EPA
The EPA was once charged with helping this country clean up the environment. My tenure working within the Environmental Services Division of a Fortune 100 forest products company exposed me to the millions of dollars of capital improvements that were spent to meet EPA standards. Our mills put water back into the river cleaner than the water they took out of the river. I also saw the millions we spent eliminating the nitrates that once flew out our smokestacks and onto the parked cars in our mill towns. I think they did their job.
But, like many other organizations who are ultimately successful in accomplishing their goals, the EPA began to move the goal posts. The administrators in the EPA had no real justification to maintain the staffs or the power they had to merely monitor success stories especially when new industry would benefit immediately from new technologies that were designed up front to reduce their waste. They had to impose new burdens on businesses and they went beyond the bounds of why the agency was created. If the air were no longer perceived as dirty, if businesses were no longer polluters, if the land was no longer at such extreme risk, it followed that to maintain their power the EPA would have to demand more and ultimately begin to demand the impossible.

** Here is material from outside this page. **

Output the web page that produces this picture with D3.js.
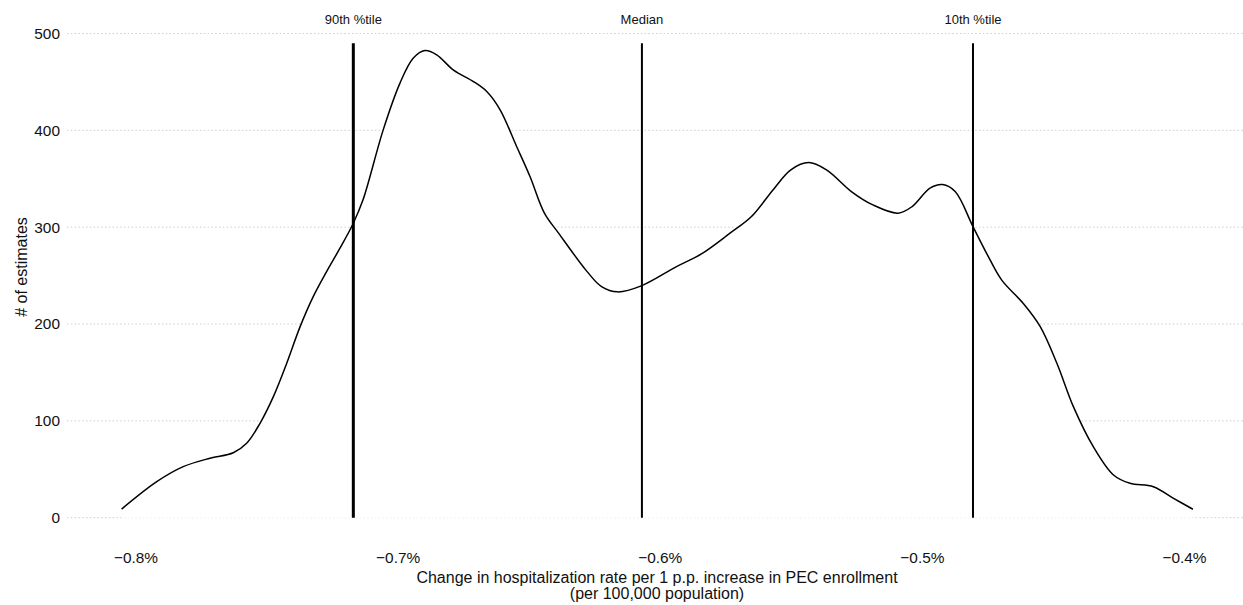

I believe the EPA should be eliminated and one of the reasons why is below including an excerpt and a link to the full story. I am not saying that we do not require an agency to monitor industry and ensure they continue meeting their environmental responsibilities. I just do not believe that this large and this powerful an agency is any longer required. I believe they are doing more harm than good.

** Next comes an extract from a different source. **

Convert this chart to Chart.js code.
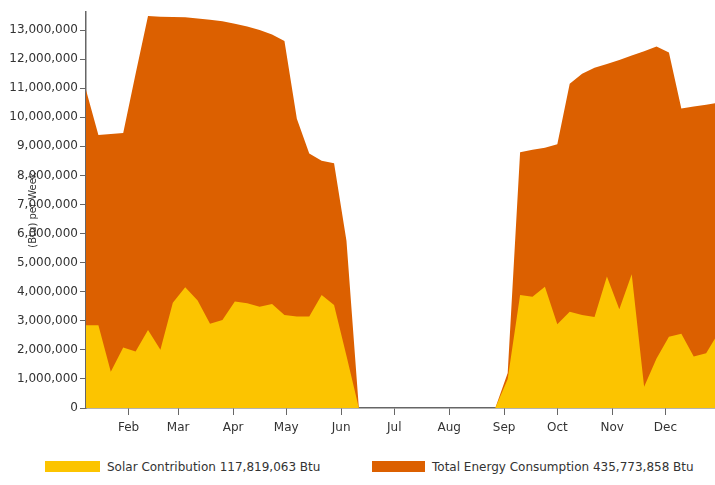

Reining in the EPA’s regulatory overreach and unilateral decision making should be a priority for the 112th Congress. Congress should thoroughly evaluate and question the EPA’s newly implemented rules and have EPA Administrator Lisa Jackson justify her agency’s decision not just when it comes to hydraulic fracturing but other rules as well, most notably the regulation of carbon dioxide (CO2) and other greenhouse gases under the Clean Air Act.
http://blog.heritage.org/2011/01/20/epa-changing-the-rules-as-they-go/#more-50567
The day you're in agreement with the dissolution of the DHS is the day we come to terms. Moving the goal posts? You must be kidding.